Ja, sie sind noch stark den damaligen Konventionen verhaftet, auch Beethoven selbst schätzte sein zweites Konzert nicht besonders, aber es gibt doch ein paar schöne Passagen. Höhepunkte sind für mich jeweils die Kadenzen im ersten Satz: so kühn und modern, dass man fast nicht glauben mag, dass sie tatsächlich von Beethoven stammen. Ich finde, die fünf Klavierkonzerte funktionieren deshalb als Zyklus so gut, weil man an ihnen sieht, wie Beethoven sich als Komponist entwickelt hat.

Wie kann man den unzähligen Interpretationen noch etwas Neues hinzufügen, ohne Beethovens Intentionen zu verbiegen?

Einfach dadurch, dass man all diese Interpretationen vergisst, den Notentext genau studiert und eine eigene Deutung entwickelt. Mein legendärer Landsmann Glenn Gould meinte: „Es ist sinnlos, ein Stück aufzunehmen, wenn man dazu nichts Neues zu sagen hat.“ Das stimmt, doch es bedeutet keineswegs, dass man dem Stück zwanghaft etwas Neues überstülpt.
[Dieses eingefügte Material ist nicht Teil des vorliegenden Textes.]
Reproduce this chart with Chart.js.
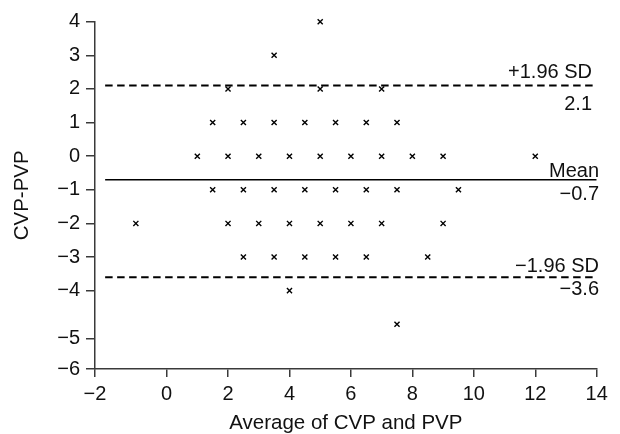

Meine Rolle als Interpret ist es nicht, Beethoven neu zu erfinden, sondern seine Musik lebendig zu halten.

Wie kann man mehr junge Leute für klassische Musik begeistern?

Bestimmt nicht, indem man sich im nassen T-Shirt ablichten lässt, seine Auftritte durch Lightshows aufmotzt oder den Leuten erlaubt, während eines Konzerts Bier zu trinken. Ich halte auch nichts davon, klassische Musik zu simplifizieren: Wenn sie auf höchstem Niveau dargeboten wird, spricht sie für sich. Ihre Stärke liegt gerade in der Ernsthaftigkeit und der nötigen Konzentration. Freikarten sind auch keine Lösung, weil man die Sache dadurch entwertet, aber es wäre wichtig, preiswerte Tickets für junge Menschen anzubieten. Entscheidend ist die Investition in Bildung. Wie ich höre, sollen in Bayerns Schulen die Fächer Musik, Kunst und Werken zusammengelegt und nur noch mit reduzierter Stundenzahl unterrichtet werden. Das wäre katastrophal. Ziel sollte es doch sein, junge Menschen ganz selbstverständlich an klassische Musik heranzuführen – schließlich ist sie ein integraler Bestandteil unserer Kultur!